The Oddly Passionate World of Font Preferences
Though fonts often fade into the background of daily work, Calibri has long been a source of strong opinions. Its years as the default font in Microsoft Office made it ubiquitous in homes, offices, and digital communications. That same ubiquity has also made it one of the most polarizing fonts in modern use.
Designers and typographers frequently debate its merits, and even among journalists and tech workers, reactions tend to be spirited. Commentary about the change referenced a TechCrunch staff poll revealing that many writers have an aversion to Calibri. For some, the font’s unassuming design feels bland or overly corporate; for others, its modern look is more appealing than a serif typeface associated with older print traditions.

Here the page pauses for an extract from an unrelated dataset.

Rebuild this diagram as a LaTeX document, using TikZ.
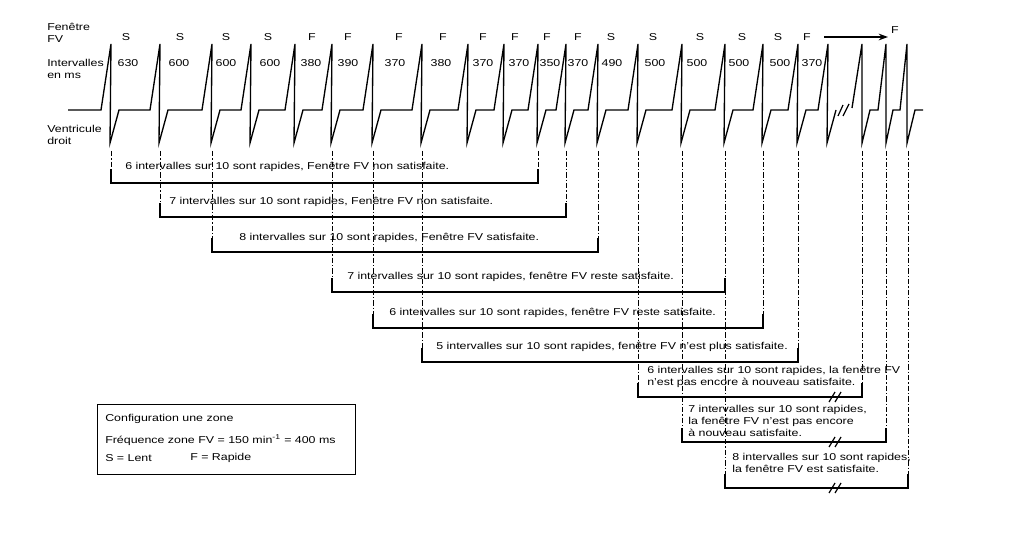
\documentclass[tikz,border=0pt]{standalone}
\usepackage{fontspec}
\setmainfont{Liberation Sans}[FakeStretch=1.24]
\usetikzlibrary{arrows.meta}
\begin{document}
\begin{tikzpicture}[x=0.75pt,y=-0.75pt,
  wave/.style={line width=1pt, line join=miter},
  vline/.style={line width=0.75pt, dash pattern=on 4pt off 1.5pt on 1pt off 1.5pt},
  brk/.style={line width=0.9pt},
  lbl/.style={font=\fontsize{7.5}{8.8}\selectfont, inner sep=0pt},
  txt/.style={lbl, anchor=west, align=left},
  hdr/.style={lbl},
]
\useasboundingbox (0,0) rectangle (1013,545);

% left labels
\node[txt] (lfv) at (47,33) {Fenêtre\\FV};
\node[txt] (lint) at (47,69) {Intervalles\\en ms};
\node[txt] (lvd) at (47,135) {Ventricule\\droit};

% waveform
\draw[wave] (68,110)
  \foreach \p in {111,160,212,251,295,332,373,422,468,504,538,566,598,638,682,725,763,798,828}
  { -- (\p-10,110) -- (\p,44) -- (\p-1,143) -- (\p+8,110) };
\draw[wave] (852,108) -- (862,44) -- (862,143) -- (870,110) -- (878,110)
  -- (886,44) -- (886,143) -- (893,110) -- (900,110) -- (907,44) -- (907,143)
  -- (915,110) -- (923,110);
\draw[brk] (838,116) -- (843,105) (843,116) -- (849,104);

% S/F labels
\foreach \x/\t [count=\i] in {126/S,180/S,226/S,268/S,312/F,348/F,399/F,443/F,483/F,515/F,547/F,578/F,611/S,653/S,700/S,742/S,778/S,807/F}
  \node[hdr] (sf\i) at (\x,37) {\t};
% intervals
\foreach \x/\t [count=\i] in {128/630,179/600,226/600,270/600,311/380,348/390,395/370,441/380,483/370,519/370,550/350,578/370,612/490,655/500,697/500,739/500,780/500,812/370}
  \node[hdr] (iv\i) at (\x,63) {\t};

% arrow
\coordinate (a1) at (824,37);
\coordinate (a2) at (888,37);
\draw[line width=1.5pt,-{Stealth[length=7pt,width=5pt]}] (a1) -- (a2);
\node[hdr] (fend) at (895,30) {F};

% vertical dash-dot lines
\foreach \x/\b [count=\i] in {111/183,160/217,212/252,332/292,373/328,422/362,538/183,566/217,598/252,638/397,682/442,725/488,763/328,798/362,862/397,886/442,908/488}
{
  \coordinate (vt\i) at (\x,151);
  \coordinate (vb\i) at (\x,\b);
  \draw[vline] (vt\i) -- (vb\i);
}

% brackets
\foreach \l/\r/\b in {111/538/183,160/566/217,212/598/252,332/725/292,373/763/328,422/798/362,638/862/397,682/886/442,725/908/488}
  \draw[brk] (\l,\b-14) -- (\l,\b) -- (\r,\b) -- (\r,\b-14);

% break marks on the long brackets
\foreach \b in {397,442,488}
  \draw[brk] (829,\b+5) -- (835,\b-5) (835,\b+5) -- (841,\b-5);

% bracket texts
\node[txt] (t1) at (125,167) {6 intervalles sur 10 sont rapides, Fenêtre FV non satisfaite.};
\node[txt] (t2) at (169,202) {7 intervalles sur 10 sont rapides, Fenêtre FV non satisfaite.};
\node[txt] (t3) at (239,238) {8 intervalles sur 10 sont rapides, Fenêtre FV satisfaite.};
\node[txt] (t4) at (347,277) {7 intervalles sur 10 sont rapides, fenêtre FV reste satisfaite.};
\node[txt] (t5) at (389,313) {6 intervalles sur 10 sont rapides, fenêtre FV reste satisfaite.};
\node[txt] (t6) at (436,347) {5 intervalles sur 10 sont rapides, fenêtre FV n’est plus satisfaite.};
\node[txt] (t7) at (647,377) {6 intervalles sur 10 sont rapides, la fenêtre FV\\n’est pas encore à nouveau satisfaite.};
\node[txt] (t8) at (688,421) {7 intervalles sur 10 sont rapides,\\la fenêtre FV n’est pas encore\\à nouveau satisfaite.};
\node[txt] (t9) at (732,463) {8 intervalles sur 10 sont rapides,\\la fenêtre FV est satisfaite.};

% legend
\draw[line width=0.75pt] (97,404) rectangle (355,474);
\node[txt] (g1) at (105,419) {Configuration une zone};
\node[txt] (g2) at (105,440) {Fréquence zone FV = 150 min\textsuperscript{-1} = 400 ms};
\node[txt] (g3) at (105,458) {S = Lent};
\node[txt] (g4) at (190,458) {F = Rapide};
\end{tikzpicture}
\end{document}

The intensity of these reactions reflects a broader truth about fonts: people form emotional attachments to the way information looks. Typography can feel oddly personal, and debates about fonts can rival arguments about sports teams — each side fiercely defending its preference.
Tension Predated the Reversal
The State Department’s adoption of Calibri in 2023 did not go unnoticed internally. According to The New York Times, the change sparked disagreements at the time, with some employees excited about a readability-focused design update while others questioned the need to move away from the long-standing serif standard.
Because the switch came from the DEIA office, it also carried political implications from the beginning. For staff who supported the initiative’s accessibility work, Calibri symbolized progress and inclusivity. For detractors skeptical of DEIA programs, it was seen as unnecessary change driven by ideology rather than practicality.
Rubio’s decision to reverse the font selection has therefore reignited tensions that existed long before the memo circulated.
Typography Becomes Political Theater
At its core, the dispute over Calibri versus Times New Roman demonstrates how even mundane administrative decisions can become charged with political meaning. Fonts have always shaped perception — serif fonts often evoke authority and tradition, while sans-serif fonts are associated with modernity and digital spaces. But within a highly polarized political environment, these associations take on amplified significance.
By linking Calibri to the DEIA agenda and Biden-era policy decisions, the memo transforms typography into political symbolism. It’s part of a broader pattern across agencies: reversing even small visual or procedural shifts introduced over the past few years, emphasizing a return to what the administration considers “classic” or “proper” standards.
But design experts note that the practical differences between serif and sans-serif fonts are relatively small in most contexts. The real impact lies in how these choices are perceived, and in this case, perception is inseparable from politics.